Posted in CERCLA, Clean Air Act, Clean Water Act, NEPA tagged , , , , , , , , , , , , at 7:55 pm by smtaber

In the past week the Federal courts came down with five opinions that related to Environmental law:

  1. Environmental Conservation Organization v. City of Dallas, Case No. 07-10583 (5th Cir., May 27, 2008). Clean Water Act. The court dismissed the Clean Water Act citizens’ suit case as being moot. The Environmental Conservation Organization filed a lawsuit against Dallas alleging that the City had violated the Clean Water Act in the operation of the storm water sewer. Although neither the state or the Federal EPA filed a lawsuit during the 60-day notice period, the USEPA did issue a compliance order and eventually filed an enforcement action against the City. ECO declined to join in that enforcement action. The court held that the USEPA’s Consent Decree with the City effectively mooted ECO’s citizens’ suit.
  2. Raytheon Aircraft Co. v. United States, Case No. 05-2328 (D.Kan. May 30, 2008). CERCLA. After a ten-day trial the U.S. District Court held that Raytheon had not proved that the United States, through the actions of the Army Air Force in the early 1940’s was liable under either section 107(a) cost recovery section or section 113(f) contribution section for a portion of a clean-up of trichloroethylene (TCE). In addition, the court held that Raytheon was liable to the United States for the response costs of the USEPA.
  3. Sauk County v. U.S. Department of the Interior, Case No. 07-543 (W.D. Wis. May 29, 2008). NEPA. A county in Wisconsin sought to challenge the Department of Interior taking into trust five acres land for the Ho Chunk Nation. Among other things, the County alleged that the department wrongly denied the County standing to challenge the finding that the action would have no significant impact under NEPA. On a motion for summary judgment, the court held that the department decision should be affirmed. The court held that the County had not shown that it suffered a “concrete and particularized injury that is either actual or imminent, that the injury is traceable to the challenged action of the defendant and that is likely that the injury will be redressed by a favorable decision.”
  4. Ohio Valley Environmental Coalition, Inc. v. Apogee Coal Co., Case No. 07-0413 (S.D. W.Va. May 27, 2008). Clean Water Act. Environmental group brought a lawsuit against two mining companies under the Clean Water Act and the Surface Mining Control and Reclamation Act for discharges of selenium from their mining operations in violation of their NPDES permits. Court held, upon motion for summary judgment, that Apogee Coal Co. had violated its permit, while Hobet Mining did not.

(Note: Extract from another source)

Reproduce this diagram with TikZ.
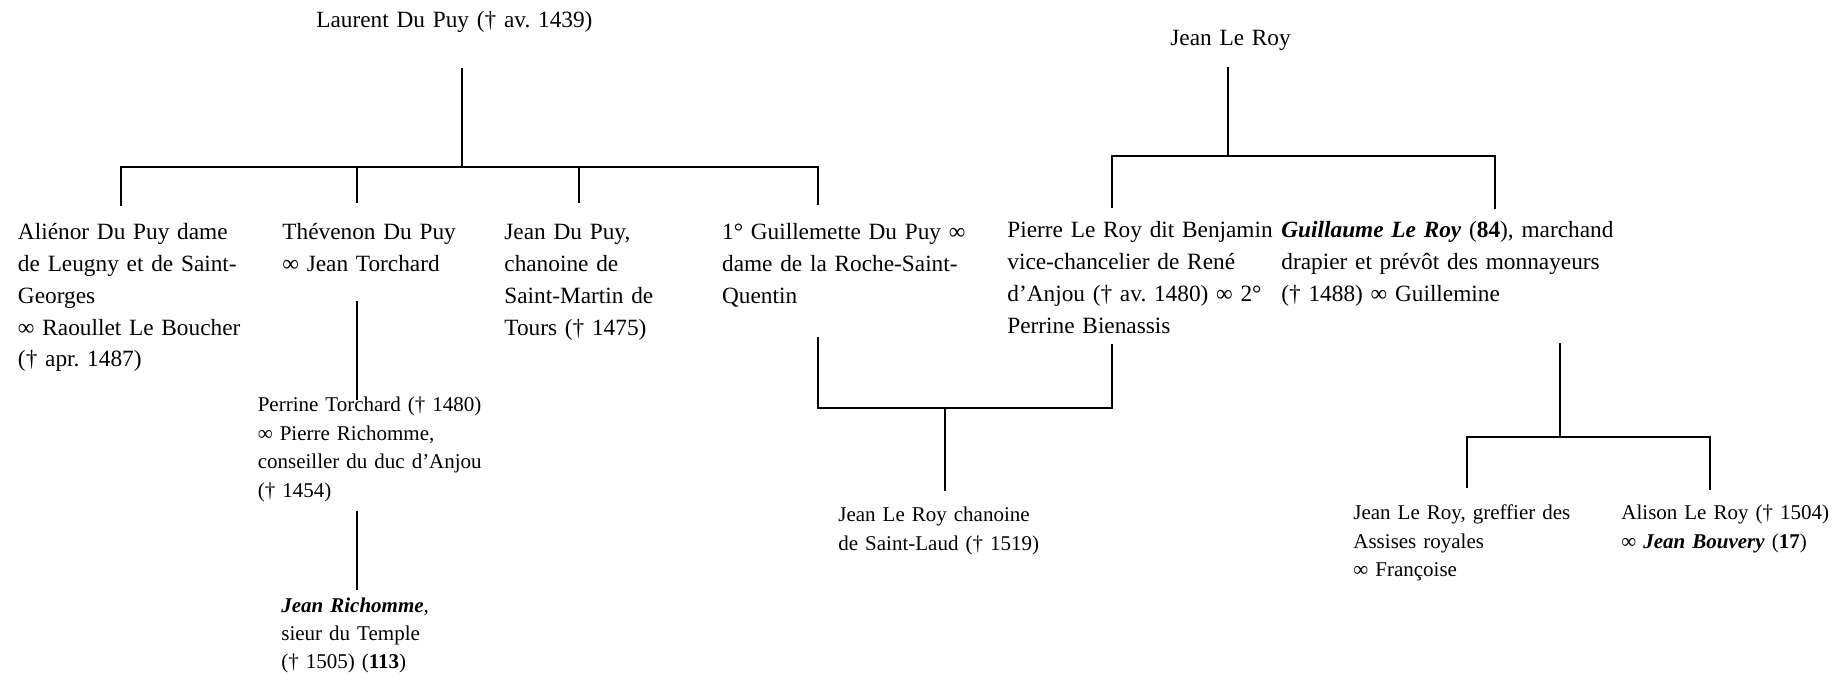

  5. Ogeechee-Canoochee Riverkeeper Inc. v. U.S. Army Corps of Engineers, Case No. 606CV102 (S.D. Ga. May 27, 2008). Clean Water Act. Environmental group brought an Administrative Procedure Act claim against the Army Corps of Engineers challenging a Corps decision to exempt a proposed timber harvest from Clean Water Act regulation. Because the Corps failed to show that the area it proposed to be exempt had a history of silviculture and was presently being used for silviculture, the court granted the environmental group’s motion for summary judgment.